--- Start of Provided data ---

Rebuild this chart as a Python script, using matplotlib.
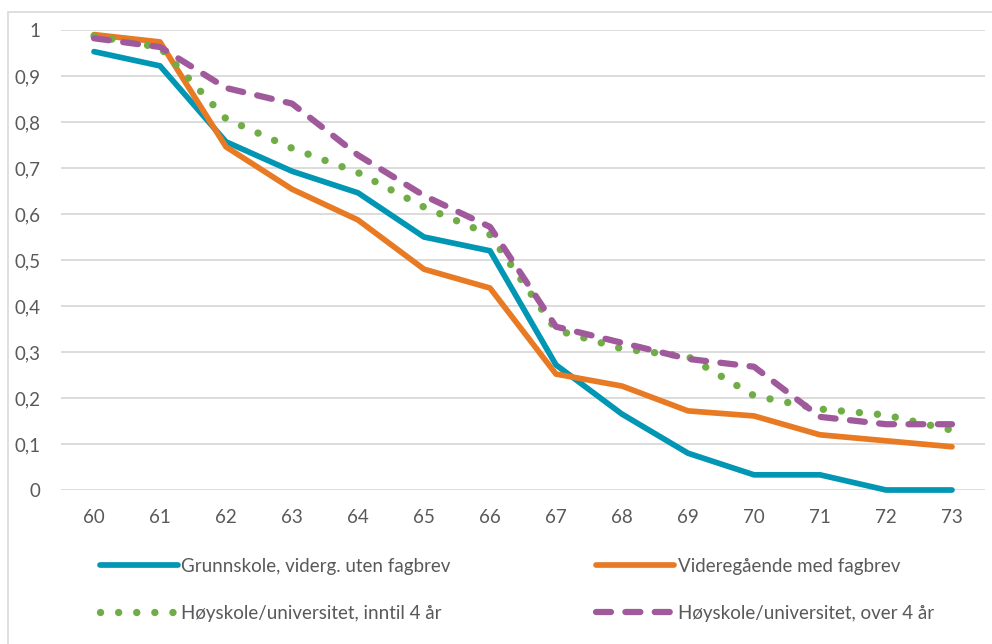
import numpy as np
import matplotlib.pyplot as plt
from matplotlib.patches import Rectangle
from matplotlib.ticker import FuncFormatter

plt.rcParams['font.family'] = ['Lato', 'DejaVu Sans']

ages = [60, 61, 62, 63, 64, 65, 66, 67, 68, 69, 70, 71, 72, 73]
grunnskole = [0.953, 0.922, 0.757, 0.693, 0.646, 0.55, 0.52, 0.272, 0.165, 0.08, 0.033, 0.033, 0.0, 0.0]
fagbrev = [0.99, 0.974, 0.746, 0.654, 0.587, 0.48, 0.439, 0.252, 0.226, 0.172, 0.161, 0.12, 0.107, 0.094]
hoy_kort = [0.987, 0.962, 0.807, 0.743, 0.69, 0.615, 0.555, 0.348, 0.307, 0.29, 0.205, 0.176, 0.163, 0.13]
hoy_lang = [0.982, 0.963, 0.874, 0.84, 0.728, 0.64, 0.572, 0.355, 0.32, 0.285, 0.268, 0.159, 0.143, 0.143]

labels = ['Grunnskole, viderg. uten fagbrev', 'Videregående med fagbrev',
          'Høyskole/universitet, inntil 4 år', 'Høyskole/universitet, over 4 år']

fig = plt.figure(figsize=(9.92, 6.44), dpi=100)
ax = fig.add_axes([61 / 992, 1 - 490 / 644, 924 / 992, 460 / 644])

lw = 4.1
l1, = ax.plot(ages, grunnskole, color='#0096b4', lw=lw, solid_capstyle='round',
              solid_joinstyle='round', label=labels[0], clip_on=False)
l2, = ax.plot(ages, fagbrev, color='#e97a24', lw=lw, solid_capstyle='round',
              solid_joinstyle='round', label=labels[1], clip_on=False)
l3, = ax.plot(ages, hoy_kort, color='#70ad47', lw=lw + 1.2, linestyle=(0, (0.01, 2.45)),
              dash_capstyle='round', label=labels[2], clip_on=False)
l4, = ax.plot(ages, hoy_lang, color='#a05a9c', lw=lw + 0.4, linestyle=(0, (2.4, 2.3)),
              dash_capstyle='round', label=labels[3], clip_on=False)

ax.set_xlim(59.5, 73.5)
ax.set_ylim(0, 1)
ax.set_xticks(ages)
ax.set_yticks(np.arange(0, 1.01, 0.1))
ax.yaxis.set_major_formatter(FuncFormatter(
    lambda v, p: '0' if abs(v) < 1e-9 else ('1' if abs(v - 1) < 1e-9 else f'{v:.1f}'.replace('.', ','))))
ax.grid(axis='y', color='#d9d9d9', lw=1.3)
ax.set_axisbelow(True)
for s in ax.spines.values():
    s.set_visible(False)
ax.tick_params(length=0, labelsize=13.5, colors='#595959')
ax.tick_params(axis='y', pad=15)
ax.tick_params(axis='x', pad=14)

# outer chart frame
fig.patches.append(Rectangle((8 / 992, -0.1), 1.2, 1 - 12 / 644 + 0.1,
                             transform=fig.transFigure, fill=False,
                             edgecolor='#d9d9d9', lw=1.2))

# row-wise legend order: two entries per row
leg = fig.legend([l1, l3, l2, l4], [labels[0], labels[2], labels[1], labels[3]],
                 loc='upper left', bbox_to_anchor=(83 / 992, 1 - 541 / 644), ncol=2,
                 frameon=False, fontsize=13.5, handlelength=4.15, handletextpad=0.2,
                 columnspacing=7.75, labelspacing=1.6, labelcolor='#595959')

fig.savefig('out.png', dpi=100)
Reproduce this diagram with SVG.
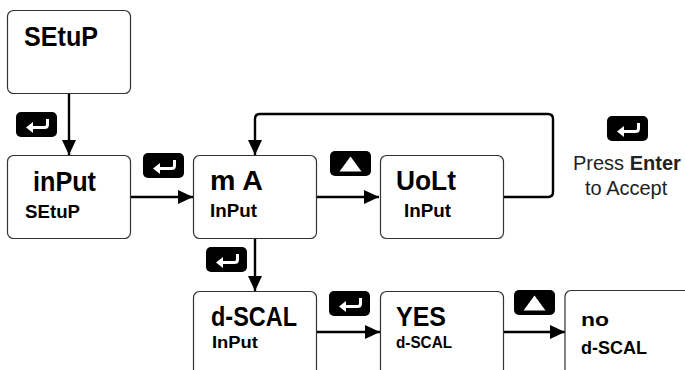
<svg xmlns="http://www.w3.org/2000/svg" xmlns:xlink="http://www.w3.org/1999/xlink" width="685" height="370" viewBox="0 0 685 370">
<style>
.box{fill:#fff;stroke:#333;stroke-width:1.2}
.c{fill:none;stroke:#000;stroke-width:2.4}
.t{font-family:"Liberation Sans",Arial,sans-serif;font-weight:700;fill:#000}
.b{font-size:27px}
.s{font-size:18px}
.p{font-family:"Liberation Sans",Arial,sans-serif;font-size:20px;fill:#222}
</style>
<defs>
<marker id="a" markerUnits="userSpaceOnUse" markerWidth="15" markerHeight="14" refX="15" refY="7" orient="auto"><path d="M0 0L15 7L0 14Z" fill="#000"/></marker>
<g id="enter"><rect width="41" height="25" rx="5" fill="#000"/><path d="M31.500 7V12.500Q31.500 15.500 28.500 15.500H14" fill="none" stroke="#fff" stroke-width="3"/><path d="M10 15.500L17 10V21Z" fill="#fff"/></g>
<g id="up"><rect width="41" height="25" rx="5" fill="#000"/><path d="M9.500 20.500L20.500 5.500L31.500 20.500Z" fill="#fff"/></g>
</defs>
<rect width="685" height="370" fill="#fff"/>
<g id="connectors">
<path class="c" d="M69 93V155" marker-end="url(#a)"/>
<path class="c" d="M130 197H193" marker-end="url(#a)"/>
<path class="c" d="M316 197H379" marker-end="url(#a)"/>
<path class="c" d="M503 197H548Q553 197 553 192V119Q553 114 548 114H260Q255 114 255 119V155" marker-end="url(#a)"/>
<path class="c" d="M255 238V291" marker-end="url(#a)"/>
<path class="c" d="M316 332H380" marker-end="url(#a)"/>
<path class="c" d="M503 332H565" marker-end="url(#a)"/>
</g>
<g id="node-setup"><rect class="box" x="7.500" y="10.500" width="123" height="83" rx="6"/><text class="t b" x="24" y="46" textLength="74" lengthAdjust="spacingAndGlyphs">SEtuP</text></g>
<g id="node-input"><rect class="box" x="7.500" y="155.500" width="123" height="83" rx="6"/><text class="t b" x="33" y="191" textLength="63" lengthAdjust="spacingAndGlyphs">inPut</text><text class="t s" x="25" y="218" textLength="55" lengthAdjust="spacingAndGlyphs">SEtuP</text></g>
<g id="node-ma"><rect class="box" x="193.500" y="155.500" width="123" height="83" rx="6"/><text class="t b" x="210" y="190" textLength="53" lengthAdjust="spacingAndGlyphs">m A</text><text class="t s" x="210" y="217" textLength="47" lengthAdjust="spacingAndGlyphs">InPut</text></g>
<g id="node-volt"><rect class="box" x="380.500" y="155.500" width="123" height="83" rx="6"/><text class="t b" x="396" y="190" textLength="60" lengthAdjust="spacingAndGlyphs">UoLt</text><text class="t s" x="404" y="217" textLength="47" lengthAdjust="spacingAndGlyphs">InPut</text></g>
<g id="node-dscal"><rect class="box" x="193.500" y="291.500" width="123" height="90" rx="6"/><text class="t b" x="211" y="326" textLength="86" lengthAdjust="spacingAndGlyphs">d-SCAL</text><text class="t" font-size="17" x="212" y="348" textLength="46" lengthAdjust="spacingAndGlyphs">InPut</text></g>
<g id="node-yes"><rect class="box" x="380.500" y="291.500" width="123" height="90" rx="6"/><text class="t b" x="396" y="326" textLength="50" lengthAdjust="spacingAndGlyphs">YES</text><text class="t" font-size="17" x="396" y="348" textLength="56" lengthAdjust="spacingAndGlyphs">d-SCAL</text></g>
<g id="node-no"><rect class="box" x="565" y="290.500" width="130" height="90" rx="6"/><text class="t s" x="581" y="326" textLength="28" lengthAdjust="spacingAndGlyphs">no</text><text class="t s" x="581" y="354" textLength="66" lengthAdjust="spacingAndGlyphs">d-SCAL</text></g>
<g id="buttons">
<use xlink:href="#enter" href="#enter" x="16" y="112"/>
<use xlink:href="#enter" href="#enter" x="143" y="153"/>
<use xlink:href="#up" href="#up" x="330" y="151"/>
<use xlink:href="#enter" href="#enter" x="206" y="247"/>
<use xlink:href="#enter" href="#enter" x="329" y="291"/>
<use xlink:href="#up" href="#up" x="514" y="290"/>
<use xlink:href="#enter" href="#enter" x="607" y="116"/>
</g>
<g id="legend"><text class="p" x="573" y="170">Press <tspan font-weight="700">Enter</tspan></text><text class="p" x="585" y="195">to Accept</text></g>
</svg>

--- End of Provided data ---

** The task **
Give again, exactly, the lines from the start of the data through the one holding "ax = fig.add_axes([61"; omit the pictures.

** Reply to the task **
Rebuild this chart as a Python script, using matplotlib.
import numpy as np
import matplotlib.pyplot as plt
from matplotlib.patches import Rectangle
from matplotlib.ticker import FuncFormatter

plt.rcParams['font.family'] = ['Lato', 'DejaVu Sans']

ages = [60, 61, 62, 63, 64, 65, 66, 67, 68, 69, 70, 71, 72, 73]
grunnskole = [0.953, 0.922, 0.757, 0.693, 0.646, 0.55, 0.52, 0.272, 0.165, 0.08, 0.033, 0.033, 0.0, 0.0]
fagbrev = [0.99, 0.974, 0.746, 0.654, 0.587, 0.48, 0.439, 0.252, 0.226, 0.172, 0.161, 0.12, 0.107, 0.094]
hoy_kort = [0.987, 0.962, 0.807, 0.743, 0.69, 0.615, 0.555, 0.348, 0.307, 0.29, 0.205, 0.176, 0.163, 0.13]
hoy_lang = [0.982, 0.963, 0.874, 0.84, 0.728, 0.64, 0.572, 0.355, 0.32, 0.285, 0.268, 0.159, 0.143, 0.143]

labels = ['Grunnskole, viderg. uten fagbrev', 'Videregående med fagbrev',
          'Høyskole/universitet, inntil 4 år', 'Høyskole/universitet, over 4 år']

fig = plt.figure(figsize=(9.92, 6.44), dpi=100)
ax = fig.add_axes([61 / 992, 1 - 490 / 644, 924 / 992, 460 / 644])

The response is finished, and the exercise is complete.